Quem escutamos?
DOMINGO IV DA PÁSCOA Ano C
“As minhas ovelhas escutam a minha voz”
Jo 10, 27
Quem nunca ouviu dizer que “uma imagem vale mais do que mil palavras”? E quem é capaz de resistir ao constante apelo das imagens com que os incontáveis écrans prendem a nossa atenção? Ouvir e escutar parecem ser desvalorizados pela embriaguez da visão. E são tão importantes! Antes de ver, ainda no seio das nossas mães, dizem os pediatras, que começamos por ouvir. É pelo silêncio e pelos barulhos, pelas palavras e pela música que primeiro contactamos com a vida. Dizem mesmo que começamos aí a reconhecer as vozes da mãe e dos mais próximos.
Pela escuta aprendemos e surpreendemo-nos, maravilhamo-nos e ouvimos também o que não gostamos, criamos o diálogo que é dádiva e recebimento, abrimo-nos ao que é novo e desconhecido. Não é fácil escutar quando também temos tantas coisas para dizer, mas bebemos as palavras de quem amamos. A escuta implica abrir um espaço para acolher o outro nas suas palavras, à vida nos seus ruídos e melodias. Das histórias que alguém nos lia em pequeninos, aos conselhos que nem sempre nos agradavam, fomos escolhendo vozes e mensagens importantes, para o diálogo que faz crescer.
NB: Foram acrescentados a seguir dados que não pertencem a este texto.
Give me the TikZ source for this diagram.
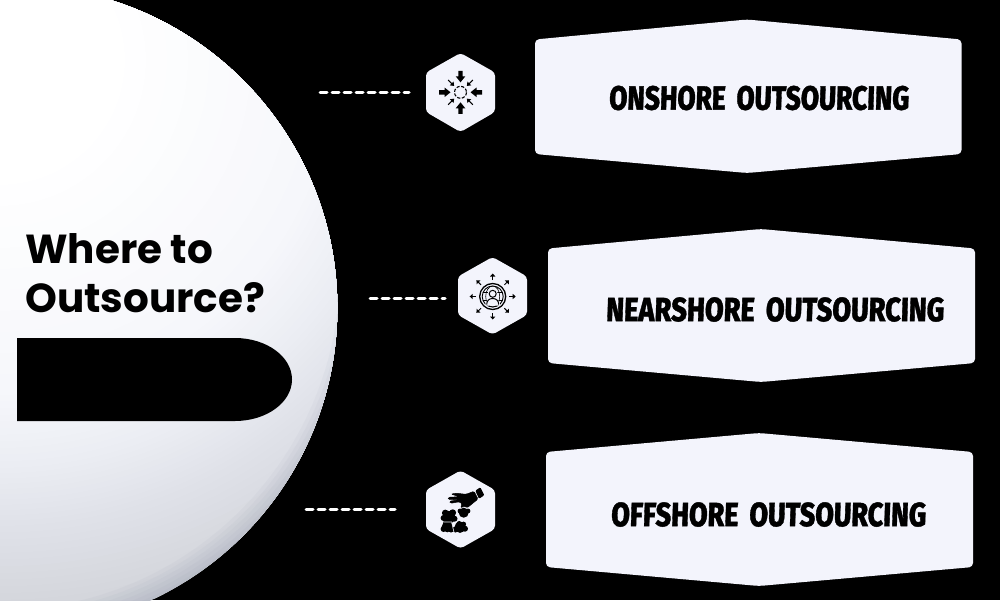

No coração dos ruídos do mundo, Jesus ressuscitado faz ecoar a sua voz. Apresentando-se como bom e verdadeiro pastor que ama e guia as suas ovelhas, propõe uma relação de amizade e confiança, e as suas palavras iluminam e comprometem. Ao contrário de muitas vozes que manipulam e aprisionam, Jesus oferece palavras que abrem horizontes e libertam. Convida a rever as ideias falsas de Deus e os preceitos religiosos que afastam do seu amor. Revoluciona as relações humanas com a ousada proposta do perdão e da reconciliação. Denuncia o perigo das riquezas e da ganância, e propõe a alegria do serviço e da partilha. Revela Deus como Pai e faz de todos irmãos pela sua morte e ressurreição. Apresenta o amor até ao fim como critério fundamental de vida.
Deus começou por nos chamar e em cada dia chama-nos de novo. Chamou primeiro a vivermos e a cuidar da vida com amor. Chamou-nos em Jesus a viver como seus filhos. E chama-nos a dar a vida como Ele. Nos muitos modos, caminhos, serviços e carismas em favor dos irmãos e do mundo. E onde ou quando O podemos escutar? Em todo o tempo, nas muitas surpresas de cada dia, no silêncio e no barulho, mas especialmente quando escutamos os outros. Não foi o primeiro convite que o Sínodo dos Bispos 2023 fez a toda a Igreja? “A escuta é o primeiro passo, mas requer que a mente e o coração estejam abertos, sem preconceitos. […] Que espaço ocupa a voz das minorias, dos descartados e dos excluídos? Conseguimos identificar preconceitos e estereótipos que impedem a nossa escuta? Como ouvimos o contexto social e cultural em que vivemos?” Se deixamos de escutar Jesus, quem passamos a escutar?